Practicing with your weapon involves going to a safe place to shoot, either a secluded, isolated place where you have permission to shoot, or, a public or private shooting range, either indoors or outdoors. Near my home I have an indoor shooting range I go to when I need to practice with my hand guns or 9mm carbine as the indoor range is limited to a 50 yard distance. I have a public, outdoor range I use when I practice with my hunting rifle that is about 40 miles or so away. Of course to practice shooting you must expend ammunition. I usually shoot about 100 rounds of 9mm and 200 or so of .22 caliber when I go to the range. Sometimes maybe a few rounds of .38 special as well. All of these rounds cost money.
For full metal jacket 9mm 115 grain Remington practice rounds the cost runs about $13.00 per 50 rounds if you buy them online and have them sent to you, of course this also involves shipping costs so let’s say the 50 rounds costs you about $24.00. If you buy the rounds in a mortar and brick store they will be over $24.00 in most places. So we are talking about 48 cents a round, minimum. So, anything I can do to bring a cost of less than 48 cents a round will be like putting money in my pocket over the long haul. Thus, I thought about reloading my spent ammo.
Back when I was a poor sailor, I had a 8mm Argentine Mauser I picked up in a pawn shop for $75.00. I gloomed onto this reloading thing with that right away and picked up a really inexpensive Lee-Loader, simply a set of sizing and bullet seating dies, a de-capper and a primer seater. You used a hammer as your press and could load anywhere you wanted to. Unfortunately it wasn’t suited to doing hundreds of rounds at a time.
Flash forward 35 years. I decided to reload my handgun ammo and try to save a little dough as well as be more self sufficient, in the coming times that could be quite useful. Thus began an epic journey to obtain a reloading setup to call my own. After checking reviews, prices and forum entries about various reloading setups I decided I wanted a simple to use press that would allow me to reload with minimal change out of dies and such. I decided on a turret style press that would allow you to put all the needed sizer, decapper, bullet seater and post sizing dies on a turret for a single caliber and all you had to do was pull the lever on the press to rotate the turret as needed. The capability to turn off the “indexing” (movement of the turret) and allow for use as a fixed position press was also a plus. I decided on the Lee Deluxe 4 Place Turret reloading kit which included the turret press, the Lee Autodisk powder measure, a beam type powder scale and various other tools such as a primer pocket cleaner, a casing trimmer and a casing chamfer cutting tool. I added to that dies for 9mm, .38 special and 8mm Mauser, a digital caliper, and the Lee autoprimer. Of course since my loading knowledge was 30+ years out of date, I also picked up a couple of loading manuals like “Modern Reloading – 2nd Edition” by Richard Lee. Of course you also need a bench to hold all this stuff so I picked up a do-it-yourself reloading bench kit where all you add is a 4X8X3/4 sheet of plywood, 7-2X4s and some elbow grease to build a nice bench.

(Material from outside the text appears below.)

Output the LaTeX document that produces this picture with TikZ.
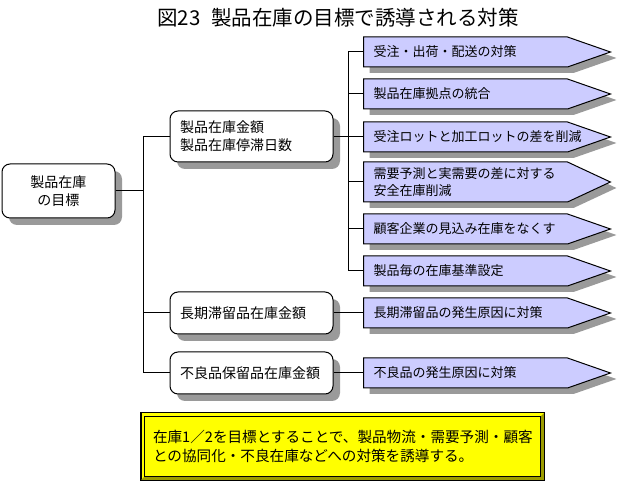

Of course you also need primers, powder, brass and bullets. I picked up some once fired brass for the 9mm (about 2000 casings), 500-124 grain jacketed hollow points, 1000 Winchester small pistol primers and 2 pounds of HP-38 pistol powder. All told the reloading equipment, bench and supplies cost me about $600.00. Add to that a bullet chronograph to measure the results of your reloading for consistency and safety and you get about $700.00. Now, doing the math, if all I ever did was reload the 2000 rounds I purchased the casings for, they would work out to 35 cents a round (even with buying 1500 more bullets and 1000 more primers). So, even with buying the reloading equipment all I need do is reload and shoot 5385 rounds (40 times to the range, about 12 months worth) to break even. Of course, soon my wife and daughter will also be going to the range with me, add in their rounds and I should see payback in 6 months or less.
Of course the other benefit to doing your own loading of ammo is that you can work up an exact load that gives you the best performance from your pistol or rifle. You can also figure out a minimal load to give you a cheap range ammo to practice with. Of course I am a firm believer in practicing with what you will be using, a load that barely punches a hole in paper at 50 yards won’t behave the same, have the same trajectory as or deliver the same kick as a 1200 FPS screamer. If you are going to just detune to reduce cost and recoil, .22 long rifle are cheap and guns that simulate your handgun, or kits that allow your handgun to fire .22 LR are readily available for fairly cheap prices.
After a few false starts and a few mess-ups as I got the various parts adjusted properly and I loaded my first 92 rounds last night. Only 5273 to go!